Tell how many lines in these records contain the string "this", with only the number as the reply.

> [GIVEN DATA]:
===
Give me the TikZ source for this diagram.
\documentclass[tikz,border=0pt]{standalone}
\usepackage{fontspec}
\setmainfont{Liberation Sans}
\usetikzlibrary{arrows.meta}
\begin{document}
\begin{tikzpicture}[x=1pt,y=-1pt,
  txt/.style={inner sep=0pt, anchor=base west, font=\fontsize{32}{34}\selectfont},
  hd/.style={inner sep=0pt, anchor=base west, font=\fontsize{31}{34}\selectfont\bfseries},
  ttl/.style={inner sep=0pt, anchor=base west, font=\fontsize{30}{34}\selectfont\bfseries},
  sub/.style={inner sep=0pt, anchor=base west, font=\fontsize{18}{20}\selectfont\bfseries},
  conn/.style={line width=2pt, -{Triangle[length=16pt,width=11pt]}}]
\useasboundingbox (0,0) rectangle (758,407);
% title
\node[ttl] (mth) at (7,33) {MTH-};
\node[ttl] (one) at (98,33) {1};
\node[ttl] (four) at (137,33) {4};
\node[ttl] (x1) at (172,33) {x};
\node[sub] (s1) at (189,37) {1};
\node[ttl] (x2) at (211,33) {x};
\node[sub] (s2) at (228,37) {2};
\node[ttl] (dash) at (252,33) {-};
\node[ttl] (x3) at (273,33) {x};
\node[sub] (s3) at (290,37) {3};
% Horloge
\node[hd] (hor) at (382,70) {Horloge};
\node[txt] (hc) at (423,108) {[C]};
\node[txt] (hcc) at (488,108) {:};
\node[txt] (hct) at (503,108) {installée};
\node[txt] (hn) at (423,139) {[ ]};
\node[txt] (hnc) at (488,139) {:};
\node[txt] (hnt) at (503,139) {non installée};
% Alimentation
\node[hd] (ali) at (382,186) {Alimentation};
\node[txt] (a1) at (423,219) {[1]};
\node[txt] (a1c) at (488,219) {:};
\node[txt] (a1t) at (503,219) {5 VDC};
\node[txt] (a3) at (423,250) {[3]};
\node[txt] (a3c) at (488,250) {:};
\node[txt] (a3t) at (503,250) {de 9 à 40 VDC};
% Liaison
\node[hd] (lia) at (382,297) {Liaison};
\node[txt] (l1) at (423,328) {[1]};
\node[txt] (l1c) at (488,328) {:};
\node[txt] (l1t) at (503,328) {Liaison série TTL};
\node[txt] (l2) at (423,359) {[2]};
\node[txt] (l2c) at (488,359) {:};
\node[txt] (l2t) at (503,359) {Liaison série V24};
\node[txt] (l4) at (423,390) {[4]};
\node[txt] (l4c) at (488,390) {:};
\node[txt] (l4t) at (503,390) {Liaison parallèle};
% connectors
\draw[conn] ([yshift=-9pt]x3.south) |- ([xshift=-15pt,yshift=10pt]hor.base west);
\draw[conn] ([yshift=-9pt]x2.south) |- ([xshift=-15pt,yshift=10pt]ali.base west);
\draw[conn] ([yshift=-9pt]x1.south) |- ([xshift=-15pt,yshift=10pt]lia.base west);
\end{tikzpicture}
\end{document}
===
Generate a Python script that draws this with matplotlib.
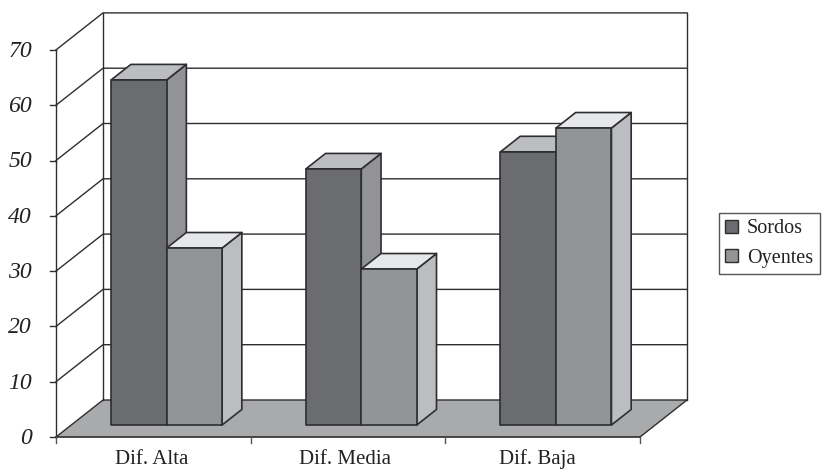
===
> [SOLVED PROBLEM]: 2